● Given request:
Single out the lines of the material that contain "with" and copy them.

● Data for this task:
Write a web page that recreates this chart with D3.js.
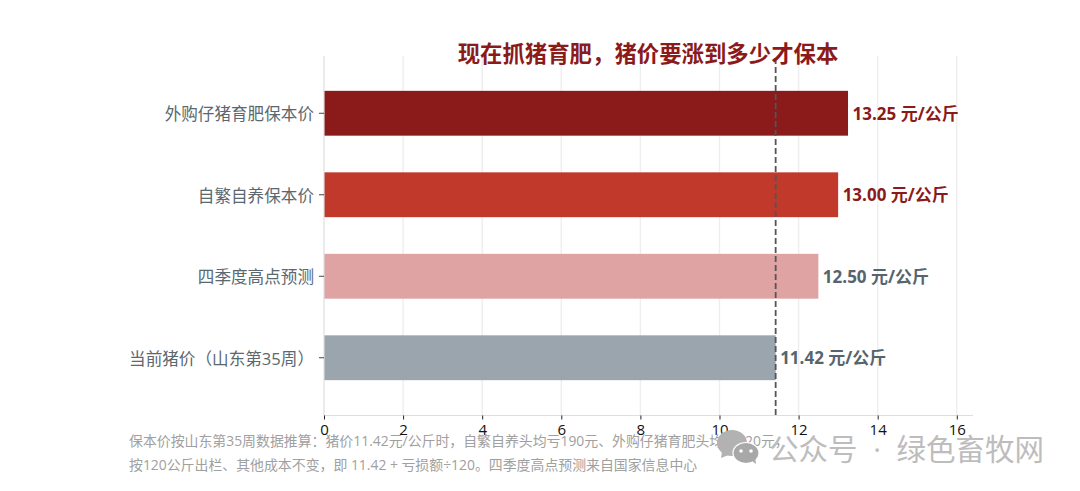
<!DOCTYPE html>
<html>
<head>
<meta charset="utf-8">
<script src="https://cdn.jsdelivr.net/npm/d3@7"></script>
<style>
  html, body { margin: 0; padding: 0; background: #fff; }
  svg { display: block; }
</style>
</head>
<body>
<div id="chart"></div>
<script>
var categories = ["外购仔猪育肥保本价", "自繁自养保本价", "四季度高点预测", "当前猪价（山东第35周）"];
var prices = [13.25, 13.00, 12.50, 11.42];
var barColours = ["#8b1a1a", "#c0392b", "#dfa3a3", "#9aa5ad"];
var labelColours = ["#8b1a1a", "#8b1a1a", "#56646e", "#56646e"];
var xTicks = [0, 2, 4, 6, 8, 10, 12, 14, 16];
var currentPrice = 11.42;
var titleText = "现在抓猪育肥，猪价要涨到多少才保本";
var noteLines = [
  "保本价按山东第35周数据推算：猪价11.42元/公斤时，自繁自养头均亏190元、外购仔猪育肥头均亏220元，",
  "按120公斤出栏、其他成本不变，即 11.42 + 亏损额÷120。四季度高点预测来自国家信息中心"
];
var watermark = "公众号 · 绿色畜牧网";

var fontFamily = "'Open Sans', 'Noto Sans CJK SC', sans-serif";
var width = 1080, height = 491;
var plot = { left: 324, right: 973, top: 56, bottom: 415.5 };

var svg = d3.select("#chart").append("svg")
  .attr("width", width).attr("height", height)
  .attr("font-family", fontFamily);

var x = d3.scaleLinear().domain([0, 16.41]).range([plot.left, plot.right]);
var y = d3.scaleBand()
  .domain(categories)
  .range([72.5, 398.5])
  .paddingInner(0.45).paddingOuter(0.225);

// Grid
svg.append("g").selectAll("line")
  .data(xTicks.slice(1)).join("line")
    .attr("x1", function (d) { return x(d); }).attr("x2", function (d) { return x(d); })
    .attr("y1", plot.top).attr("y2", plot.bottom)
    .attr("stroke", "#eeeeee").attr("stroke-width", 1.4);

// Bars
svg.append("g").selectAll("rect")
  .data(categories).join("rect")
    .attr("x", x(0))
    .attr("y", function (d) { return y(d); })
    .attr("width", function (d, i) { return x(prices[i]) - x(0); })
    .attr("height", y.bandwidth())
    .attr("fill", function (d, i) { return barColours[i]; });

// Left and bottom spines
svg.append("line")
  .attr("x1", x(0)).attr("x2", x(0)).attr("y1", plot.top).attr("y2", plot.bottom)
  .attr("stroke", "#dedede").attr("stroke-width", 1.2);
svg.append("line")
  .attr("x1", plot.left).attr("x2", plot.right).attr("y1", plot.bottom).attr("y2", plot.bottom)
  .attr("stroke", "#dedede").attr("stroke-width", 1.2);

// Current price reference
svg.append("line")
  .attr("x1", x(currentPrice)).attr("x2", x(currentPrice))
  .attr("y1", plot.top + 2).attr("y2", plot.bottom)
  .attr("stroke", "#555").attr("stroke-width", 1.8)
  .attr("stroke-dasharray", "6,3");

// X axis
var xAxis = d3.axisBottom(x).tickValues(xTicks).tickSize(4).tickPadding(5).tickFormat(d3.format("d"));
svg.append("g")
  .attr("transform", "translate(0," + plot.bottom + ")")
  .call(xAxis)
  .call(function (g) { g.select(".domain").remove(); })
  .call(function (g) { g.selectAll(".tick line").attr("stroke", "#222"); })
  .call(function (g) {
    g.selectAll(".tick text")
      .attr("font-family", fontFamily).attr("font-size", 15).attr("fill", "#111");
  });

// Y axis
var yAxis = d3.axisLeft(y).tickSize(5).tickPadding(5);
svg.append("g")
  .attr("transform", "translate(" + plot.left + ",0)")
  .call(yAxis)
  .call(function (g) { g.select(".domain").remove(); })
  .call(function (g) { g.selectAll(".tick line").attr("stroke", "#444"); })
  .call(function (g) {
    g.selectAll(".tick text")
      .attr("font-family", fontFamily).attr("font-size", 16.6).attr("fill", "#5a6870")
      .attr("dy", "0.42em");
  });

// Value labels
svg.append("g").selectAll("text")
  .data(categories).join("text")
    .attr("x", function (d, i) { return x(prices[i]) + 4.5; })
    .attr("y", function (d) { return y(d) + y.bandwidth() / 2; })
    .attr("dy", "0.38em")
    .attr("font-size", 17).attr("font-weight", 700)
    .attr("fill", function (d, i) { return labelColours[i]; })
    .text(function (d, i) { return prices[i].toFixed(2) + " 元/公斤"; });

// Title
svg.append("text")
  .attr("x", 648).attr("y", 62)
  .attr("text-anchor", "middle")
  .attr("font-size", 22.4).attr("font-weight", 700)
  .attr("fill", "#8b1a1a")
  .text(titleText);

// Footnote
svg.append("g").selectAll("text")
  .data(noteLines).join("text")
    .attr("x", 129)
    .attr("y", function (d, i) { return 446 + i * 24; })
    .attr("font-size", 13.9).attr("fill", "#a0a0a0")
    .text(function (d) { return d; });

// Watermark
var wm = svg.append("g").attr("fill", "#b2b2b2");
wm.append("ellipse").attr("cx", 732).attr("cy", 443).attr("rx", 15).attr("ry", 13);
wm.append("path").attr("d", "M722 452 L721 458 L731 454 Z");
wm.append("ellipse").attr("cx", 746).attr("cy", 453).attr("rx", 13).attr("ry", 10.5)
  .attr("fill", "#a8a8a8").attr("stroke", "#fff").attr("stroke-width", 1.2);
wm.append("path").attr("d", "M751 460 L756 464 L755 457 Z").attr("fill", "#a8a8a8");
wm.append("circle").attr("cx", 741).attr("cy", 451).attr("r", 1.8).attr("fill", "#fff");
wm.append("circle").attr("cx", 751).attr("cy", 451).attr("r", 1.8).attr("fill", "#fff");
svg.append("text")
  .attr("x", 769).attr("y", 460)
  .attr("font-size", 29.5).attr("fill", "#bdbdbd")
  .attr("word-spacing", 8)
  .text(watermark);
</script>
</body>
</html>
---
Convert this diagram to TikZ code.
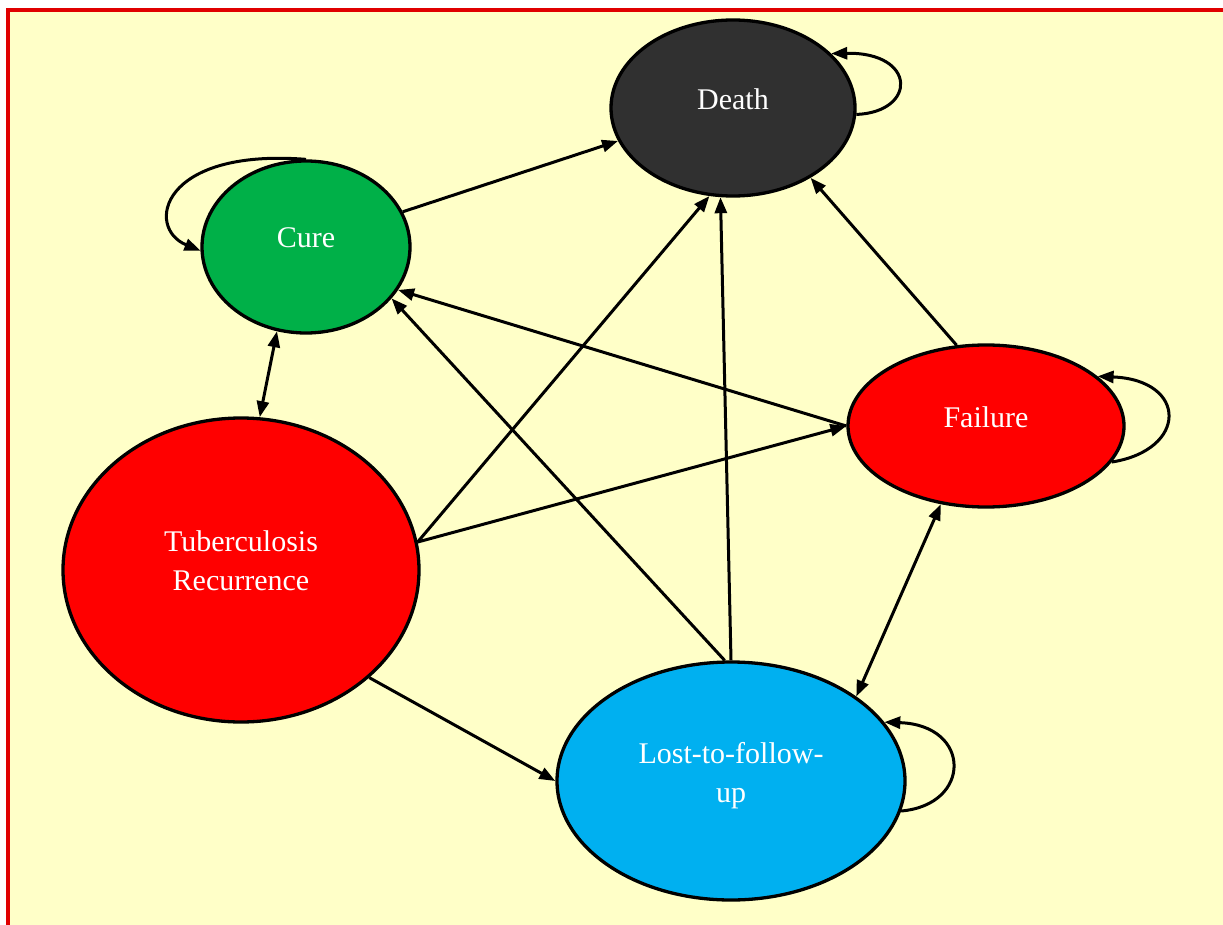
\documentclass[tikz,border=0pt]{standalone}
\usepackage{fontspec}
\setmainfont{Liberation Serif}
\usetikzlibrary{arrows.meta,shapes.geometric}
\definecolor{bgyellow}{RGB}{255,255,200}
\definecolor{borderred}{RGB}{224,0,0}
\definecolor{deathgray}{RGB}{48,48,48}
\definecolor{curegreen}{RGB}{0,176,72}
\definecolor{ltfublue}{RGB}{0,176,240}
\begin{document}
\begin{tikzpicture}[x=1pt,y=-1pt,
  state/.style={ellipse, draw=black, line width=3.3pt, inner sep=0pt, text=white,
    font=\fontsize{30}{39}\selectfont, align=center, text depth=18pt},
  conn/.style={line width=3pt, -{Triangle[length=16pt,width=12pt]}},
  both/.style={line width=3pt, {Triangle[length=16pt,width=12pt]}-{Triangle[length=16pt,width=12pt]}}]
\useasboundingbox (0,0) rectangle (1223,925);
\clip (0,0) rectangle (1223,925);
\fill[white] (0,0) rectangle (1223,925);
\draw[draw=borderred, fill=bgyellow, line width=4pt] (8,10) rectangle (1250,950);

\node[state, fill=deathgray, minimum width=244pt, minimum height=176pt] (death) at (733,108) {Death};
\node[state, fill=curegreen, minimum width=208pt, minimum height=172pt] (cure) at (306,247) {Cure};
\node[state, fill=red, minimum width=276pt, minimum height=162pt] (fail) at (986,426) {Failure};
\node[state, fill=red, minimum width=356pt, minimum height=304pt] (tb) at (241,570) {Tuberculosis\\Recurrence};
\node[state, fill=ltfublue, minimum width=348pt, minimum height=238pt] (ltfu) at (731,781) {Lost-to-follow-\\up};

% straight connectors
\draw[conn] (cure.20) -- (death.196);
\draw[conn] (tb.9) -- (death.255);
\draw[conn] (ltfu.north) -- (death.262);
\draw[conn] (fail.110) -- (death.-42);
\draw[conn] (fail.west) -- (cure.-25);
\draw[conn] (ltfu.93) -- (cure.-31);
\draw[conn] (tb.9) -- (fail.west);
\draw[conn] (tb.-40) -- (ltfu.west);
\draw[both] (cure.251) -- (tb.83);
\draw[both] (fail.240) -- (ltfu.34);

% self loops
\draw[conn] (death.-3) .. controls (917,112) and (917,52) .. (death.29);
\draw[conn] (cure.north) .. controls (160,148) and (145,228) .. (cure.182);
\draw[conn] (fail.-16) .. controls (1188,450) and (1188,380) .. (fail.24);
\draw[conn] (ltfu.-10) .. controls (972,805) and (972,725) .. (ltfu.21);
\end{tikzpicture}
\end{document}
...
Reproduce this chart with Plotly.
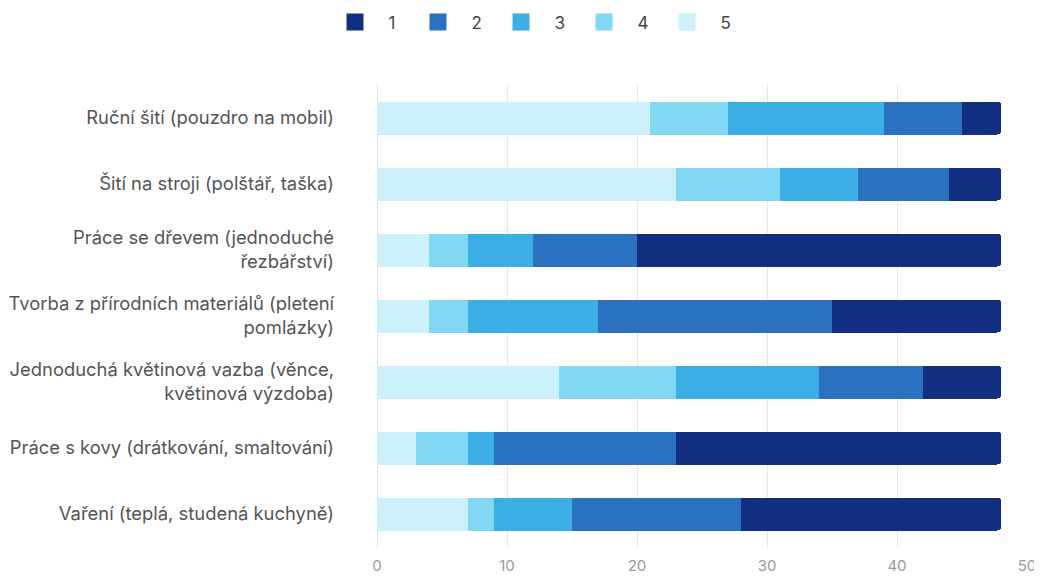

● Final result:
Write a web page that recreates this chart with D3.js.
Reproduce this chart with Plotly.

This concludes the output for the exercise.